2.         Improper segregation of duties in the payables department have been noted; if the same person is able to order goods, record the order in the system, and send a cheque for those goods, the risk of fraud as a result increases (i.e., the employee could record a fictitious purchase order in the system then send a cheque to him or herself).

•           Recommendation: Separate the recording of an invoice from the payment of that invoice (oversight of cheque runs, currently in place, insufficient).

3.         Controls over financial reporting are very weak. Unauthorized entries in the accounting system have been noted; if individuals are able to make unauthorized entries, we cannot rely on the underlying financial data (as we would have no documentation to which we could vouch the transaction), and a qualified opinion may be necessary.

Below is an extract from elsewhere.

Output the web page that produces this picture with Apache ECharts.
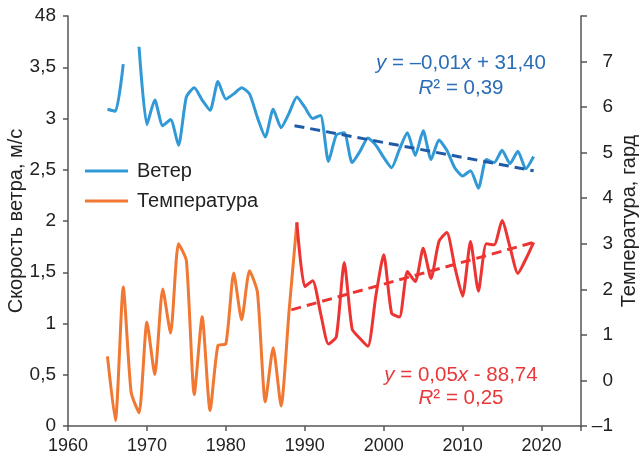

•           Recommendation: Restrict access to accounting system to accounting staff. Put policies in place that require authorization from higher management for all manual journal entries. Ensure all recorded manual entries have a time/date/account stamp indicating who entered the accounting entry.

Other

The CFO has displayed a pattern of lack of interest in financial controls, a proven bias towards misstating the financial statements (unwillingness to adjust the adjustment found). This could be the reason that the original Controller quit (i.e., did not want to perform unethical behaviors).

We should consider whether or not we want to be associated with a company that has a financial officer that seems to display unethical behavior.